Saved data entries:
-- Start --
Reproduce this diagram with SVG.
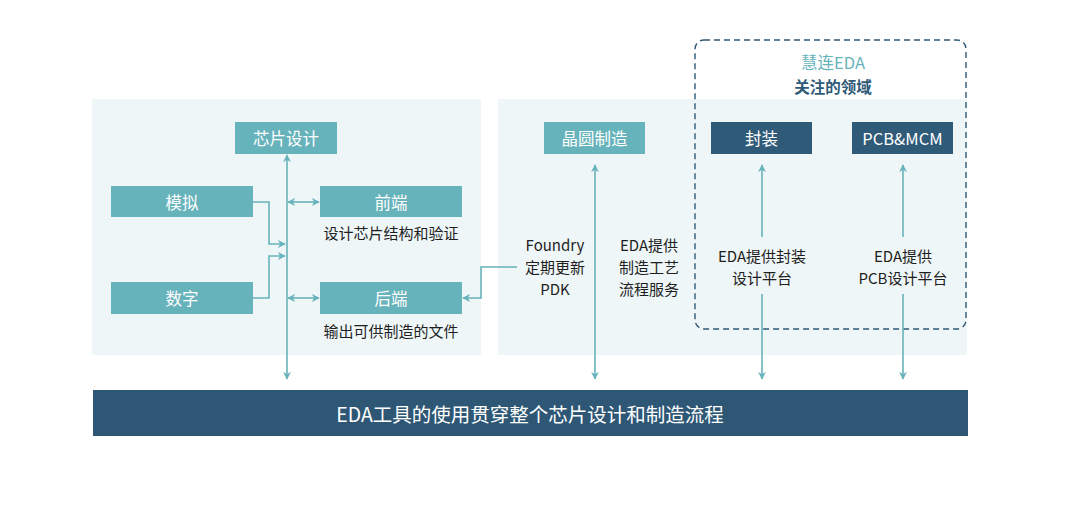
<svg xmlns="http://www.w3.org/2000/svg" width="1080" height="510" viewBox="0 0 1080 510">
<defs>
<style>
text{font-family:"Noto Sans CJK SC","Noto Sans",sans-serif;text-anchor:middle;dominant-baseline:central}
.panel{fill:#eef6f7}
.tbox{fill:#67b3bb}
.dbox{fill:#2f5a78}
.lbl{fill:#ffffff;font-size:16.5px}
.desc{fill:#1e1e1e;font-size:15px}
.ln{fill:none;stroke:#67b3bb;stroke-width:1.6}
</style>
<marker id="ah" viewBox="0 0 10 10" refX="9" refY="5" markerWidth="8" markerHeight="8" orient="auto-start-reverse" markerUnits="userSpaceOnUse">
<path d="M0,0 L10,5 L0,10 L3,5 z" fill="#67b3bb"/>
</marker>
</defs>
<rect width="1080" height="510" fill="#ffffff"/>
<g id="panels">
<rect class="panel" x="92" y="99" width="389" height="256"/>
<rect class="panel" x="498" y="99" width="469" height="256"/>
</g>
<g id="focus-area">
<rect x="695" y="40" width="271" height="289" rx="9" fill="none" stroke="#2f5a78" stroke-width="1.4" stroke-dasharray="6,4"/>
<text x="833" y="62" font-size="16.5" fill="#67b3bb">慧连EDA</text>
<text x="833" y="86" font-size="15.5" font-weight="bold" fill="#2f5a78">关注的领域</text>
</g>
<g id="connectors">
<line class="ln" x1="287" y1="155" x2="287" y2="379" marker-start="url(#ah)" marker-end="url(#ah)"/>
<line class="ln" x1="288" y1="202" x2="319" y2="202" marker-start="url(#ah)" marker-end="url(#ah)"/>
<line class="ln" x1="288" y1="298" x2="319" y2="298" marker-start="url(#ah)" marker-end="url(#ah)"/>
<path class="ln" d="M253,202 H269 V244 H285" marker-end="url(#ah)"/>
<path class="ln" d="M253,298 H269 V256 H285" marker-end="url(#ah)"/>
<path class="ln" d="M517,267 H481 V298 H463" marker-end="url(#ah)"/>
<line class="ln" x1="595" y1="165" x2="595" y2="379" marker-start="url(#ah)" marker-end="url(#ah)"/>
<line class="ln" x1="762" y1="237" x2="762" y2="165" marker-end="url(#ah)"/>
<line class="ln" x1="762" y1="294" x2="762" y2="379" marker-end="url(#ah)"/>
<line class="ln" x1="903" y1="237" x2="903" y2="165" marker-end="url(#ah)"/>
<line class="ln" x1="903" y1="294" x2="903" y2="379" marker-end="url(#ah)"/>
</g>
<g id="chip-design">
<rect class="tbox" x="235" y="122" width="102" height="32"/>
<text class="lbl" x="286" y="138">芯片设计</text>
</g>
<g id="analog">
<rect class="tbox" x="111" y="186" width="142" height="31"/>
<text class="lbl" x="182" y="201.5">模拟</text>
</g>
<g id="digital">
<rect class="tbox" x="111" y="282" width="142" height="32"/>
<text class="lbl" x="182" y="298">数字</text>
</g>
<g id="frontend">
<rect class="tbox" x="320" y="186" width="142" height="31"/>
<text class="lbl" x="391" y="201.5">前端</text>
<text class="desc" x="391" y="232">设计芯片结构和验证</text>
</g>
<g id="backend">
<rect class="tbox" x="320" y="282" width="142" height="32"/>
<text class="lbl" x="391" y="298">后端</text>
<text class="desc" x="391" y="330">输出可供制造的文件</text>
</g>
<g id="wafer">
<rect class="tbox" x="544" y="122" width="101" height="32"/>
<text class="lbl" x="594.5" y="138">晶圆制造</text>
</g>
<g id="foundry-note">
<text class="desc" x="555" y="244">Foundry</text>
<text class="desc" x="555" y="266">定期更新</text>
<text class="desc" x="555" y="288">PDK</text>
</g>
<g id="eda-process-note">
<text class="desc" x="649" y="244">EDA提供</text>
<text class="desc" x="649" y="266">制造工艺</text>
<text class="desc" x="649" y="288">流程服务</text>
</g>
<g id="packaging">
<rect class="dbox" x="711" y="122" width="101" height="32"/>
<text class="lbl" x="761.5" y="138">封装</text>
<text class="desc" x="762" y="255">EDA提供封装</text>
<text class="desc" x="762" y="277">设计平台</text>
</g>
<g id="pcb-mcm">
<rect class="dbox" x="852" y="122" width="101" height="32"/>
<text class="lbl" x="902.5" y="138">PCB&amp;MCM</text>
<text class="desc" x="903" y="255">EDA提供</text>
<text class="desc" x="903" y="277">PCB设计平台</text>
</g>
<g id="eda-bar">
<rect x="93" y="390" width="875" height="46" fill="#2e5775"/>
<text x="530" y="413" font-size="19.5" fill="#ffffff">EDA工具的使用贯穿整个芯片设计和制造流程</text>
</g>
</svg>
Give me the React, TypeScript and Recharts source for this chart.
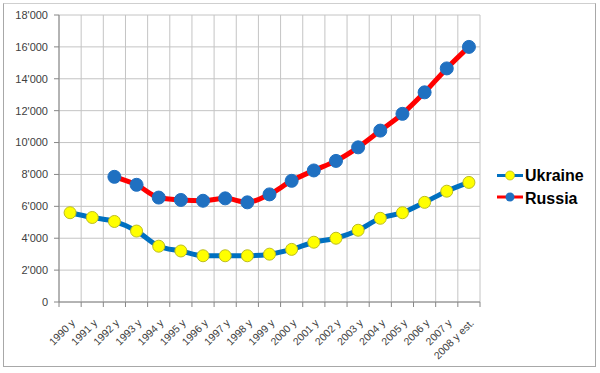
-- End --
Without the pictures, output the full listing exactly as it stands.

— Answer in full —
Reproduce this diagram with SVG.
<svg xmlns="http://www.w3.org/2000/svg" width="1080" height="510" viewBox="0 0 1080 510">
<defs>
<style>
text{font-family:"Noto Sans CJK SC","Noto Sans",sans-serif;text-anchor:middle;dominant-baseline:central}
.panel{fill:#eef6f7}
.tbox{fill:#67b3bb}
.dbox{fill:#2f5a78}
.lbl{fill:#ffffff;font-size:16.5px}
.desc{fill:#1e1e1e;font-size:15px}
.ln{fill:none;stroke:#67b3bb;stroke-width:1.6}
</style>
<marker id="ah" viewBox="0 0 10 10" refX="9" refY="5" markerWidth="8" markerHeight="8" orient="auto-start-reverse" markerUnits="userSpaceOnUse">
<path d="M0,0 L10,5 L0,10 L3,5 z" fill="#67b3bb"/>
</marker>
</defs>
<rect width="1080" height="510" fill="#ffffff"/>
<g id="panels">
<rect class="panel" x="92" y="99" width="389" height="256"/>
<rect class="panel" x="498" y="99" width="469" height="256"/>
</g>
<g id="focus-area">
<rect x="695" y="40" width="271" height="289" rx="9" fill="none" stroke="#2f5a78" stroke-width="1.4" stroke-dasharray="6,4"/>
<text x="833" y="62" font-size="16.5" fill="#67b3bb">慧连EDA</text>
<text x="833" y="86" font-size="15.5" font-weight="bold" fill="#2f5a78">关注的领域</text>
</g>
<g id="connectors">
<line class="ln" x1="287" y1="155" x2="287" y2="379" marker-start="url(#ah)" marker-end="url(#ah)"/>
<line class="ln" x1="288" y1="202" x2="319" y2="202" marker-start="url(#ah)" marker-end="url(#ah)"/>
<line class="ln" x1="288" y1="298" x2="319" y2="298" marker-start="url(#ah)" marker-end="url(#ah)"/>
<path class="ln" d="M253,202 H269 V244 H285" marker-end="url(#ah)"/>
<path class="ln" d="M253,298 H269 V256 H285" marker-end="url(#ah)"/>
<path class="ln" d="M517,267 H481 V298 H463" marker-end="url(#ah)"/>
<line class="ln" x1="595" y1="165" x2="595" y2="379" marker-start="url(#ah)" marker-end="url(#ah)"/>
<line class="ln" x1="762" y1="237" x2="762" y2="165" marker-end="url(#ah)"/>
<line class="ln" x1="762" y1="294" x2="762" y2="379" marker-end="url(#ah)"/>
<line class="ln" x1="903" y1="237" x2="903" y2="165" marker-end="url(#ah)"/>
<line class="ln" x1="903" y1="294" x2="903" y2="379" marker-end="url(#ah)"/>
</g>
<g id="chip-design">
<rect class="tbox" x="235" y="122" width="102" height="32"/>
<text class="lbl" x="286" y="138">芯片设计</text>
</g>
<g id="analog">
<rect class="tbox" x="111" y="186" width="142" height="31"/>
<text class="lbl" x="182" y="201.5">模拟</text>
</g>
<g id="digital">
<rect class="tbox" x="111" y="282" width="142" height="32"/>
<text class="lbl" x="182" y="298">数字</text>
</g>
<g id="frontend">
<rect class="tbox" x="320" y="186" width="142" height="31"/>
<text class="lbl" x="391" y="201.5">前端</text>
<text class="desc" x="391" y="232">设计芯片结构和验证</text>
</g>
<g id="backend">
<rect class="tbox" x="320" y="282" width="142" height="32"/>
<text class="lbl" x="391" y="298">后端</text>
<text class="desc" x="391" y="330">输出可供制造的文件</text>
</g>
<g id="wafer">
<rect class="tbox" x="544" y="122" width="101" height="32"/>
<text class="lbl" x="594.5" y="138">晶圆制造</text>
</g>
<g id="foundry-note">
<text class="desc" x="555" y="244">Foundry</text>
<text class="desc" x="555" y="266">定期更新</text>
<text class="desc" x="555" y="288">PDK</text>
</g>
<g id="eda-process-note">
<text class="desc" x="649" y="244">EDA提供</text>
<text class="desc" x="649" y="266">制造工艺</text>
<text class="desc" x="649" y="288">流程服务</text>
</g>
<g id="packaging">
<rect class="dbox" x="711" y="122" width="101" height="32"/>
<text class="lbl" x="761.5" y="138">封装</text>
<text class="desc" x="762" y="255">EDA提供封装</text>
<text class="desc" x="762" y="277">设计平台</text>
</g>
<g id="pcb-mcm">
<rect class="dbox" x="852" y="122" width="101" height="32"/>
<text class="lbl" x="902.5" y="138">PCB&amp;MCM</text>
<text class="desc" x="903" y="255">EDA提供</text>
<text class="desc" x="903" y="277">PCB设计平台</text>
</g>
<g id="eda-bar">
<rect x="93" y="390" width="875" height="46" fill="#2e5775"/>
<text x="530" y="413" font-size="19.5" fill="#ffffff">EDA工具的使用贯穿整个芯片设计和制造流程</text>
</g>
</svg>
Give me the React, TypeScript and Recharts source for this chart.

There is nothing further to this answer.